Start of Data

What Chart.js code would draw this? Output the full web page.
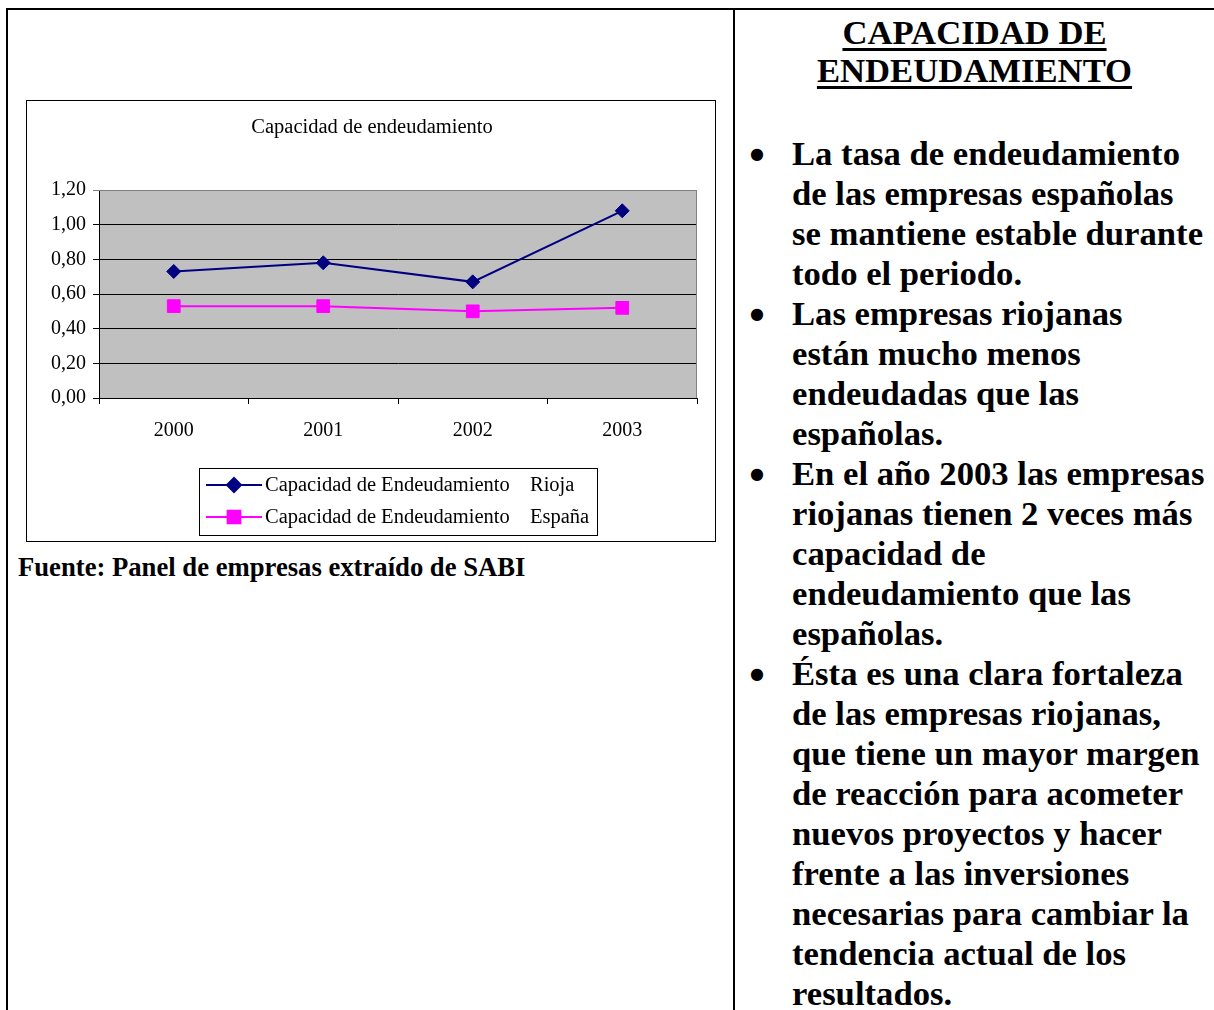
<!DOCTYPE html>
<html>
<head>
<meta charset="utf-8">
<script src="https://cdn.jsdelivr.net/npm/chart.js@4"></script>
<style>
  body { margin: 0; background: #fff; font-family: "Liberation Serif", "Times New Roman", serif; }
  .line { position: absolute; background: #000; }
  #box { position: absolute; left: 26px; top: 100px; width: 688px; height: 440px; border: 1px solid #000; }
  #box canvas { display: block; }
  #fuente { position: absolute; left: 18px; top: 552px; font-weight: bold; font-size: 26.67px; line-height: 30px; white-space: nowrap; }
  #right { position: absolute; left: 735px; top: 13px; width: 479px; }
  h1 { margin: 0; text-align: center; font-size: 34.67px; line-height: 38px; font-weight: bold; text-decoration: underline; text-decoration-thickness: 3px; text-underline-offset: 4px; }
  ul { margin: 0; padding: 0; list-style: none; position: absolute; top: 120px; left: 0; }
  li { position: relative; padding-left: 57px; font-size: 34.67px; line-height: 40px; font-weight: bold; white-space: nowrap; }
  li::before { content: "\25CF"; position: absolute; left: 15px; top: 1px; font-size: 16px; font-family: "DejaVu Sans", sans-serif; }
</style>
</head>
<body>
<div class="line" style="left:6px;top:8px;width:1300px;height:2px"></div>
<div class="line" style="left:6px;top:8px;width:2px;height:1010px"></div>
<div class="line" style="left:733px;top:8px;width:2px;height:1010px"></div>

<div id="box"><canvas id="chart" width="688" height="440"></canvas></div>
<div id="fuente">Fuente: Panel de empresas extraído de SABI</div>

<div id="right">
  <h1>CAPACIDAD DE<br>ENDEUDAMIENTO</h1>
  <ul>
    <li>La tasa de endeudamiento<br>de las empresas españolas<br>se mantiene estable durante<br>todo el periodo.</li>
    <li>Las empresas riojanas<br>están mucho menos<br>endeudadas que las<br>españolas.</li>
    <li>En el año 2003 las empresas<br>riojanas tienen 2 veces más<br>capacidad de<br>endeudamiento que las<br>españolas.</li>
    <li>Ésta es una clara fortaleza<br>de las empresas riojanas,<br>que tiene un mayor margen<br>de reacción para acometer<br>nuevos proyectos y hacer<br>frente a las inversiones<br>necesarias para cambiar la<br>tendencia actual de los<br>resultados.</li>
  </ul>
</div>

<script>
const years = ['2000', '2001', '2002', '2003'];
const rioja = [0.73, 0.78, 0.67, 1.08];
const espana = [0.53, 0.53, 0.50, 0.52];
const yTicks = [0, 0.2, 0.4, 0.6, 0.8, 1.0, 1.2];
const seriesNames = ['Capacidad de Endeudamiento\tRioja', 'Capacidad de Endeudamiento\tEspaña'];
const chartTitle = 'Capacidad de endeudamiento';

const FONT = '20.5px "Liberation Serif", "Times New Roman", serif';

// gray plot background + gray top/right frame
const plotBg = {
  id: 'plotBg',
  beforeDraw(chart) {
    const { ctx, chartArea: a } = chart;
    ctx.save();
    ctx.fillStyle = '#C0C0C0';
    ctx.fillRect(a.left, a.top, a.right - a.left, a.bottom - a.top);
    ctx.restore();
  },
  beforeDatasetsDraw(chart) {
    const { ctx, chartArea: a } = chart;
    ctx.save();
    ctx.strokeStyle = '#808080';
    ctx.lineWidth = 1;
    ctx.beginPath();
    ctx.moveTo(a.left, a.top + 0.5);
    ctx.lineTo(a.right - 0.5, a.top + 0.5);
    ctx.lineTo(a.right - 0.5, a.bottom);
    ctx.stroke();
    ctx.restore();
  }
};

// title and boxed legend (line + marker sample)
const extras = {
  id: 'extras',
  afterDraw(chart) {
    const ctx = chart.ctx;
    ctx.save();
    ctx.font = FONT;
    ctx.fillStyle = '#000';
    ctx.textAlign = 'center';
    ctx.textBaseline = 'middle';
    ctx.fillText(chartTitle, 345, 27);

    const bx = 172, by = 367, bw = 398, bh = 67;
    ctx.strokeStyle = '#000';
    ctx.lineWidth = 1;
    ctx.strokeRect(bx + 0.5, by + 0.5, bw, bh);

    chart.data.datasets.forEach((ds, i) => {
      const y = by + 17 + i * 32;
      ctx.strokeStyle = ds.borderColor;
      ctx.lineWidth = 2;
      ctx.beginPath();
      ctx.moveTo(bx + 7, y);
      ctx.lineTo(bx + 63, y);
      ctx.stroke();
      ctx.fillStyle = ds.backgroundColor;
      Chart.helpers.drawPoint(ctx, { pointStyle: ds.pointStyle, radius: ds.pointRadius, rotation: 0, borderWidth: 1 }, bx + 35, y);
      ctx.fill();
      const parts = ds.label.split('\t');
      ctx.fillStyle = '#000';
      ctx.textAlign = 'left';
      ctx.fillText(parts[0], bx + 66, y + 1);
      ctx.fillText(parts[1], bx + 331, y + 1);
    });
    ctx.restore();
  }
};

new Chart(document.getElementById('chart'), {
  type: 'line',
  data: {
    labels: years,
    datasets: [
      {
        label: seriesNames[0],
        data: rioja,
        borderColor: '#000080',
        backgroundColor: '#000080',
        borderWidth: 2,
        pointStyle: 'rectRot',
        pointRadius: 7,
        pointBorderWidth: 1,
        tension: 0
      },
      {
        label: seriesNames[1],
        data: espana,
        borderColor: '#FF00FF',
        backgroundColor: '#FF00FF',
        borderWidth: 2,
        pointStyle: 'rect',
        pointRadius: 9,
        pointBorderWidth: 1,
        tension: 0
      }
    ]
  },
  options: {
    responsive: false,
    animation: false,
    layout: { padding: { left: 0, right: 18, top: 89, bottom: 98 } },
    plugins: {
      legend: { display: false },
      tooltip: { enabled: false },
      title: { display: false }
    },
    scales: {
      x: {
        offset: true,
        afterFit(scale) { scale.height = 45; },
        grid: { offset: true, drawOnChartArea: false, tickLength: 6, color: '#000' },
        border: { color: '#000', width: 1 },
        ticks: { color: '#000', font: { family: '"Liberation Serif", serif', size: 20 }, padding: 15 }
      },
      y: {
        min: 0,
        max: 1.2,
        afterFit(scale) { scale.width = 72; },
        afterBuildTicks(scale) { scale.ticks = yTicks.map(v => ({ value: v })); },
        grid: {
          tickLength: 6,
          color: ctx => (ctx.tick && ctx.tick.value === 1.2) ? '#808080' : '#000',
          lineWidth: 1
        },
        border: { color: '#000', width: 1 },
        ticks: {
          color: '#000',
          font: { family: '"Liberation Serif", serif', size: 20 },
          padding: 7,
          callback: v => v.toFixed(2).replace('.', ',')
        }
      }
    }
  },
  plugins: [plotBg, extras]
});
</script>
</body>
</html>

End of Data

**Exercise instructions:**
Leave out the pictures and give the listing above again exactly.

**Task result:**
What Chart.js code would draw this? Output the full web page.
<!DOCTYPE html>
<html>
<head>
<meta charset="utf-8">
<script src="https://cdn.jsdelivr.net/npm/chart.js@4"></script>
<style>
  body { margin: 0; background: #fff; font-family: "Liberation Serif", "Times New Roman", serif; }
  .line { position: absolute; background: #000; }
  #box { position: absolute; left: 26px; top: 100px; width: 688px; height: 440px; border: 1px solid #000; }
  #box canvas { display: block; }
  #fuente { position: absolute; left: 18px; top: 552px; font-weight: bold; font-size: 26.67px; line-height: 30px; white-space: nowrap; }
  #right { position: absolute; left: 735px; top: 13px; width: 479px; }
  h1 { margin: 0; text-align: center; font-size: 34.67px; line-height: 38px; font-weight: bold; text-decoration: underline; text-decoration-thickness: 3px; text-underline-offset: 4px; }
  ul { margin: 0; padding: 0; list-style: none; position: absolute; top: 120px; left: 0; }
  li { position: relative; padding-left: 57px; font-size: 34.67px; line-height: 40px; font-weight: bold; white-space: nowrap; }
  li::before { content: "\25CF"; position: absolute; left: 15px; top: 1px; font-size: 16px; font-family: "DejaVu Sans", sans-serif; }
</style>
</head>
<body>
<div class="line" style="left:6px;top:8px;width:1300px;height:2px"></div>
<div class="line" style="left:6px;top:8px;width:2px;height:1010px"></div>
<div class="line" style="left:733px;top:8px;width:2px;height:1010px"></div>

<div id="box"><canvas id="chart" width="688" height="440"></canvas></div>
<div id="fuente">Fuente: Panel de empresas extraído de SABI</div>

<div id="right">
  <h1>CAPACIDAD DE<br>ENDEUDAMIENTO</h1>
  <ul>
    <li>La tasa de endeudamiento<br>de las empresas españolas<br>se mantiene estable durante<br>todo el periodo.</li>
    <li>Las empresas riojanas<br>están mucho menos<br>endeudadas que las<br>españolas.</li>
    <li>En el año 2003 las empresas<br>riojanas tienen 2 veces más<br>capacidad de<br>endeudamiento que las<br>españolas.</li>
    <li>Ésta es una clara fortaleza<br>de las empresas riojanas,<br>que tiene un mayor margen<br>de reacción para acometer<br>nuevos proyectos y hacer<br>frente a las inversiones<br>necesarias para cambiar la<br>tendencia actual de los<br>resultados.</li>
  </ul>
</div>

<script>
const years = ['2000', '2001', '2002', '2003'];
const rioja = [0.73, 0.78, 0.67, 1.08];
const espana = [0.53, 0.53, 0.50, 0.52];
const yTicks = [0, 0.2, 0.4, 0.6, 0.8, 1.0, 1.2];
const seriesNames = ['Capacidad de Endeudamiento\tRioja', 'Capacidad de Endeudamiento\tEspaña'];
const chartTitle = 'Capacidad de endeudamiento';

const FONT = '20.5px "Liberation Serif", "Times New Roman", serif';

// gray plot background + gray top/right frame
const plotBg = {
  id: 'plotBg',
  beforeDraw(chart) {
    const { ctx, chartArea: a } = chart;
    ctx.save();
    ctx.fillStyle = '#C0C0C0';
    ctx.fillRect(a.left, a.top, a.right - a.left, a.bottom - a.top);
    ctx.restore();
  },
  beforeDatasetsDraw(chart) {
    const { ctx, chartArea: a } = chart;
    ctx.save();
    ctx.strokeStyle = '#808080';
    ctx.lineWidth = 1;
    ctx.beginPath();
    ctx.moveTo(a.left, a.top + 0.5);
    ctx.lineTo(a.right - 0.5, a.top + 0.5);
    ctx.lineTo(a.right - 0.5, a.bottom);
    ctx.stroke();
    ctx.restore();
  }
};

// title and boxed legend (line + marker sample)
const extras = {
  id: 'extras',
  afterDraw(chart) {
    const ctx = chart.ctx;
    ctx.save();
    ctx.font = FONT;
    ctx.fillStyle = '#000';
    ctx.textAlign = 'center';
    ctx.textBaseline = 'middle';
    ctx.fillText(chartTitle, 345, 27);

    const bx = 172, by = 367, bw = 398, bh = 67;
    ctx.strokeStyle = '#000';
    ctx.lineWidth = 1;
    ctx.strokeRect(bx + 0.5, by + 0.5, bw, bh);

    chart.data.datasets.forEach((ds, i) => {
      const y = by + 17 + i * 32;
      ctx.strokeStyle = ds.borderColor;
      ctx.lineWidth = 2;
      ctx.beginPath();
      ctx.moveTo(bx + 7, y);
      ctx.lineTo(bx + 63, y);
      ctx.stroke();
      ctx.fillStyle = ds.backgroundColor;
      Chart.helpers.drawPoint(ctx, { pointStyle: ds.pointStyle, radius: ds.pointRadius, rotation: 0, borderWidth: 1 }, bx + 35, y);
      ctx.fill();
      const parts = ds.label.split('\t');
      ctx.fillStyle = '#000';
      ctx.textAlign = 'left';
      ctx.fillText(parts[0], bx + 66, y + 1);
      ctx.fillText(parts[1], bx + 331, y + 1);
    });
    ctx.restore();
  }
};

new Chart(document.getElementById('chart'), {
  type: 'line',
  data: {
    labels: years,
    datasets: [
      {
        label: seriesNames[0],
        data: rioja,
        borderColor: '#000080',
        backgroundColor: '#000080',
        borderWidth: 2,
        pointStyle: 'rectRot',
        pointRadius: 7,
        pointBorderWidth: 1,
        tension: 0
      },
      {
        label: seriesNames[1],
        data: espana,
        borderColor: '#FF00FF',
        backgroundColor: '#FF00FF',
        borderWidth: 2,
        pointStyle: 'rect',
        pointRadius: 9,
        pointBorderWidth: 1,
        tension: 0
      }
    ]
  },
  options: {
    responsive: false,
    animation: false,
    layout: { padding: { left: 0, right: 18, top: 89, bottom: 98 } },
    plugins: {
      legend: { display: false },
      tooltip: { enabled: false },
      title: { display: false }
    },
    scales: {
      x: {
        offset: true,
        afterFit(scale) { scale.height = 45; },
        grid: { offset: true, drawOnChartArea: false, tickLength: 6, color: '#000' },
        border: { color: '#000', width: 1 },
        ticks: { color: '#000', font: { family: '"Liberation Serif", serif', size: 20 }, padding: 15 }
      },
      y: {
        min: 0,
        max: 1.2,
        afterFit(scale) { scale.width = 72; },
        afterBuildTicks(scale) { scale.ticks = yTicks.map(v => ({ value: v })); },
        grid: {
          tickLength: 6,
          color: ctx => (ctx.tick && ctx.tick.value === 1.2) ? '#808080' : '#000',
          lineWidth: 1
        },
        border: { color: '#000', width: 1 },
        ticks: {
          color: '#000',
          font: { family: '"Liberation Serif", serif', size: 20 },
          padding: 7,
          callback: v => v.toFixed(2).replace('.', ',')
        }
      }
    }
  },
  plugins: [plotBg, extras]
});
</script>
</body>
</html>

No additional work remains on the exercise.